# Paper Mache Day Four, Part Two



## lizzyborden (Sep 17, 2009)

View attachment 194068


Since the duct tape and foil skulls didn't turn out as good as I liked, I finally sacrificed a roll of my good masking tape to try it again. It looks good but I'm still worried about it distorting once I cut it off the skull and stuff with paper, so I decide to experiment once again.

View attachment 194069


This time I do use the paper towels. These particular ones are Bounty. They are two-ply so I separated the layers and used the back one as it has less of the design on it. Notice I tore off all the straight edges. 

View attachment 194070


I tore the paper towel into strips and pasted them to the layer of tape. Notice that the color of the paste and the masking tape are very close. This made it very difficult to see where I had been. If this works I may have to resort to tinting the paste on the next try.

View attachment 194071


Now for another experiment! This is the female styrofoam wig head covered in foil and the loose edges secured with a strip of duct tape. 

View attachment 194072


I can find the male wig heads pretty reasonable until I factor in the shipping which is twice as much as the head.  Cash is pretty tight right now so here is my attempt at turning a female into a male.  I added folded strips of newspaper to build up the brow, cheek bones, and chin. Plastic grocery bags were wadded up and taped to the top and back of the head and secured with tape. Sorry I did not get any pictures of the process as I actually did this while watching Bates Motel on Monday.

View attachment 194073

View attachment 194074


I'm pretty happy with how it turned out! Next I'll be adding a couple layers of strips. My plan is for this to be my the head for my Barnabas Collins prop and I'm hoping I can carefully remove this and save the form to make at least one more head.

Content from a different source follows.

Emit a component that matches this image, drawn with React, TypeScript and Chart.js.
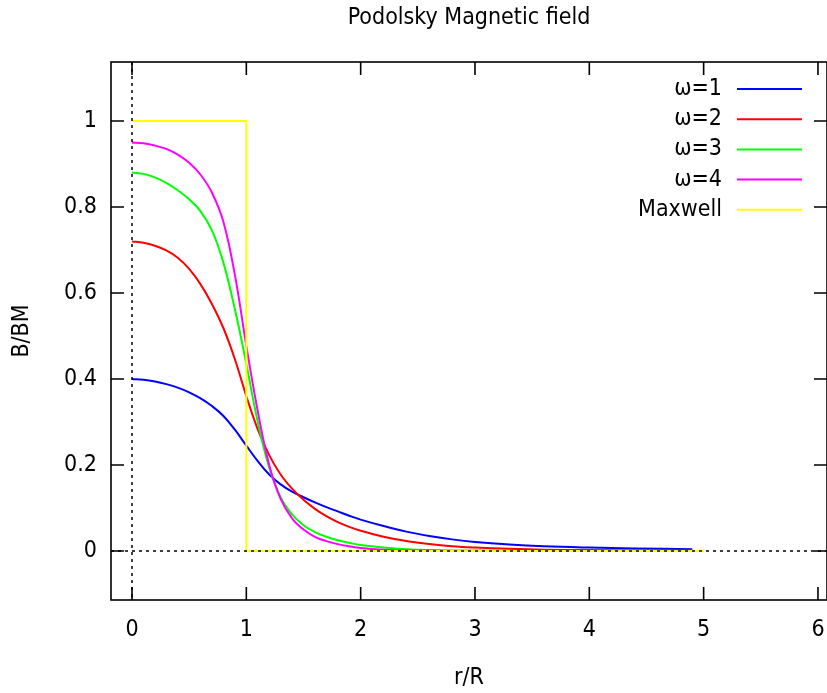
import React, { useEffect, useRef } from "react";
import { Chart, registerables } from "chart.js";

Chart.register(...registerables);

const FONT = "'DejaVu Sans Condensed', 'DejaVu Sans', sans-serif";

const chartTitle = "Podolsky Magnetic field";
const xAxisTitle = "r/R";
const yAxisTitle = "B/BM";

const xTickValues = [0, 1, 2, 3, 4, 5, 6];
const yTickValues = [0, 0.2, 0.4, 0.6, 0.8, 1];

const rValues = [
  0, 0.1, 0.2, 0.3, 0.4, 0.5, 0.6, 0.7, 0.8, 0.9, 1.0, 1.1, 1.2, 1.3, 1.4, 1.5, 1.6, 1.7, 1.8, 1.9, 2.0,
  2.2, 2.4, 2.6, 2.8, 3.0, 3.3, 3.6, 4.0, 4.4, 4.9,
];
const omega1 = [
  0.400, 0.398, 0.394, 0.388, 0.380, 0.369, 0.355, 0.337, 0.314, 0.282, 0.245, 0.209, 0.178, 0.155, 0.138, 0.125, 0.113, 0.102, 0.092, 0.082, 0.073,
  0.058, 0.045, 0.035, 0.027, 0.021, 0.015, 0.011, 0.008, 0.006, 0.004,
];
const omega2 = [
  0.720, 0.717, 0.710, 0.699, 0.682, 0.656, 0.620, 0.574, 0.518, 0.446, 0.360, 0.283, 0.223, 0.178, 0.145, 0.119, 0.098, 0.081, 0.067, 0.056, 0.047,
  0.033, 0.023, 0.016, 0.011, 0.008, 0.005, 0.003, 0.002, 0.001, 0.001,
];
const omega3 = [
  0.880, 0.877, 0.869, 0.856, 0.839, 0.818, 0.790, 0.745, 0.670, 0.562, 0.435, 0.300, 0.194, 0.125, 0.085, 0.060, 0.044, 0.033, 0.025, 0.019, 0.014,
  0.008, 0.004, 0.002, 0.001, 0.001, 0, 0, 0, 0, 0,
];
const omega4 = [
  0.950, 0.948, 0.943, 0.935, 0.922, 0.903, 0.875, 0.833, 0.765, 0.642, 0.477, 0.325, 0.200, 0.121, 0.076, 0.050, 0.033, 0.023, 0.016, 0.011, 0.007,
  0.003, 0.001, 0.001, 0, 0, 0, 0, 0, 0, 0,
];
const maxwellR = [0, 1, 1, 5];
const maxwellB = [1, 1, 0, 0];

const seriesLabels = ["ω=1", "ω=2", "ω=3", "ω=4", "Maxwell"];
const seriesColors = ["#0000ff", "#ff0000", "#00ff00", "#ff00ff", "#ffff00"];

const xMin = -0.1837;
const xMax = 6.079;
const yMin = -0.114;
const yMax = 1.1372;

const toPoints = (xs: number[], ys: number[]) => xs.map((x, i) => ({ x, y: ys[i] }));

const gnuplotFrame = {
  id: "gnuplotFrame",
  afterDatasetsDraw(chart: any) {
    const { ctx, chartArea } = chart;
    const { left, right, top, bottom } = chartArea;
    const xs = chart.scales.x;
    const ys = chart.scales.y;
    ctx.save();
    // zero axes (dotted)
    ctx.strokeStyle = "#000";
    ctx.lineWidth = 1.5;
    ctx.setLineDash([3, 4]);
    const y0 = ys.getPixelForValue(0);
    const x0 = xs.getPixelForValue(0);
    ctx.beginPath();
    ctx.moveTo(left, y0);
    ctx.lineTo(right, y0);
    ctx.moveTo(x0, top);
    ctx.lineTo(x0, bottom);
    ctx.stroke();
    ctx.setLineDash([]);
    // border
    ctx.lineWidth = 1.6;
    ctx.strokeRect(left, top, right - left, bottom - top);
    // ticks (inside, mirrored)
    const tl = 13;
    ctx.beginPath();
    xTickValues.forEach((v) => {
      const p = xs.getPixelForValue(v);
      ctx.moveTo(p, bottom);
      ctx.lineTo(p, bottom - tl);
      ctx.moveTo(p, top);
      ctx.lineTo(p, top + tl);
    });
    yTickValues.forEach((v) => {
      const p = ys.getPixelForValue(v);
      ctx.moveTo(left, p);
      ctx.lineTo(left + tl, p);
      ctx.moveTo(right, p);
      ctx.lineTo(right - tl, p);
    });
    ctx.stroke();
    // legend (gnuplot style: text right-aligned, sample line to the right)
    ctx.font = `23px ${FONT}`;
    ctx.textAlign = "right";
    ctx.textBaseline = "middle";
    const textRight = right - 105;
    const lineStart = right - 90;
    const lineEnd = right - 25;
    chart.data.datasets.forEach((ds: any, i: number) => {
      const y = top + 27 + i * 30.2;
      ctx.fillStyle = "#000";
      ctx.fillText(ds.label, textRight, y);
      ctx.strokeStyle = ds.borderColor;
      ctx.lineWidth = 2;
      ctx.beginPath();
      ctx.moveTo(lineStart, y);
      ctx.lineTo(lineEnd, y);
      ctx.stroke();
    });
    ctx.restore();
  },
};

const fmtTick = (v: any) => `${Math.round(Number(v) * 10) / 10}`;

export default function App() {
  const canvasRef = useRef<HTMLCanvasElement | null>(null);

  useEffect(() => {
    document.body.style.margin = "0";
    const canvas = canvasRef.current;
    if (!canvas) return;
    const curveSeries = [omega1, omega2, omega3, omega4];
    const datasets: any[] = curveSeries.map((vals, i) => ({
      label: seriesLabels[i],
      data: toPoints(rValues, vals),
      borderColor: seriesColors[i],
      backgroundColor: seriesColors[i],
      borderWidth: 2,
      pointRadius: 0,
      fill: false,
      tension: 0.4,
      order: 5 - i,
    }));
    datasets.push({
      label: seriesLabels[4],
      data: toPoints(maxwellR, maxwellB),
      borderColor: seriesColors[4],
      backgroundColor: seriesColors[4],
      borderWidth: 2,
      pointRadius: 0,
      fill: false,
      tension: 0,
      order: 0,
    });

    const chart = new Chart(canvas, {
      type: "line",
      data: { datasets },
      options: {
        responsive: false,
        maintainAspectRatio: false,
        animation: false,
        devicePixelRatio: 1,
        layout: { padding: 0 },
        plugins: {
          legend: { display: false },
          tooltip: { enabled: false },
          title: {
            display: true,
            text: chartTitle,
            color: "#000",
            fullSize: false,
            font: { family: FONT, size: 23, weight: "normal" },
            padding: { top: 4, bottom: 30.4 },
          },
        },
        scales: {
          x: {
            type: "linear",
            min: xMin,
            max: xMax,
            grid: { display: false, drawTicks: false },
            border: { display: false },
            afterBuildTicks: (scale: any) => {
              scale.ticks = xTickValues.map((v) => ({ value: v }));
            },
            afterFit: (scale: any) => {
              scale.height = 93;
              scale.paddingLeft = 0;
              scale.paddingRight = 0;
            },
            ticks: {
              color: "#000",
              padding: 16,
              maxRotation: 0,
              autoSkip: false,
              callback: fmtTick,
              font: { family: FONT, size: 23 },
            },
            title: {
              display: true,
              text: xAxisTitle,
              color: "#000",
              font: { family: FONT, size: 23 },
              padding: { top: 0, bottom: 1 },
            },
          },
          y: {
            type: "linear",
            min: yMin,
            max: yMax,
            grid: { display: false, drawTicks: false },
            border: { display: false },
            afterBuildTicks: (scale: any) => {
              scale.ticks = yTickValues.map((v) => ({ value: v }));
            },
            afterFit: (scale: any) => {
              scale.width = 111;
              scale.paddingTop = 0;
              scale.paddingBottom = 0;
            },
            ticks: {
              color: "#000",
              padding: 14,
              autoSkip: false,
              callback: fmtTick,
              font: { family: FONT, size: 23 },
            },
            title: {
              display: true,
              text: yAxisTitle,
              color: "#000",
              font: { family: FONT, size: 23 },
              padding: { top: 8, bottom: 0 },
            },
          },
        },
      },
      plugins: [gnuplotFrame],
    });
    return () => chart.destroy();
  }, []);

  return (
    <div style={{ width: 827, height: 693 }}>
      <canvas ref={canvasRef} width={827} height={693} style={{ display: "block" }} />
    </div>
  );
}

I'm planning to post day five as well as more links I've found useful this evening or in the morning depending on the internet as it has been lousy this week!


----------



## jetskijigsaw84 (Feb 1, 2014)

Looking good! One thing I have found (not sure if it will help) in my experimentation with the paper mache, is that using one or the other works best when comes to aluminum foil and duct tape. Seems I lost detail in my work when I used both, rather than one or the other. Is that what you found? Just curious. And one more question, what kind of masking tape do you use? I was using Dollar Store brand, and it ended badly. Lol


----------



## lizzyborden (Sep 17, 2009)

Yes, I lost much detail with the foil and duct tape, especially on the skulls. Since I'm planning to use paper clay to build up the skulls it's something I can deal with as long as I have the basic features to guide me. The masking tape and foil really captured the detail and actually I tried it with the duct tape skulls using Dollar Tree masking tape and it too ended badly.  This time I used a roll of 3M masking tape and Reynold's foil and am quite happy with the way it turned out. When it came time to cut off the foil, masking tape and paper towel form, it turned out quite nice. However when it came time to "bandage" the seams, the paper towels started getting mushy so I had to put on a really light layer of strips and let it dry before trying to do another layer.


----------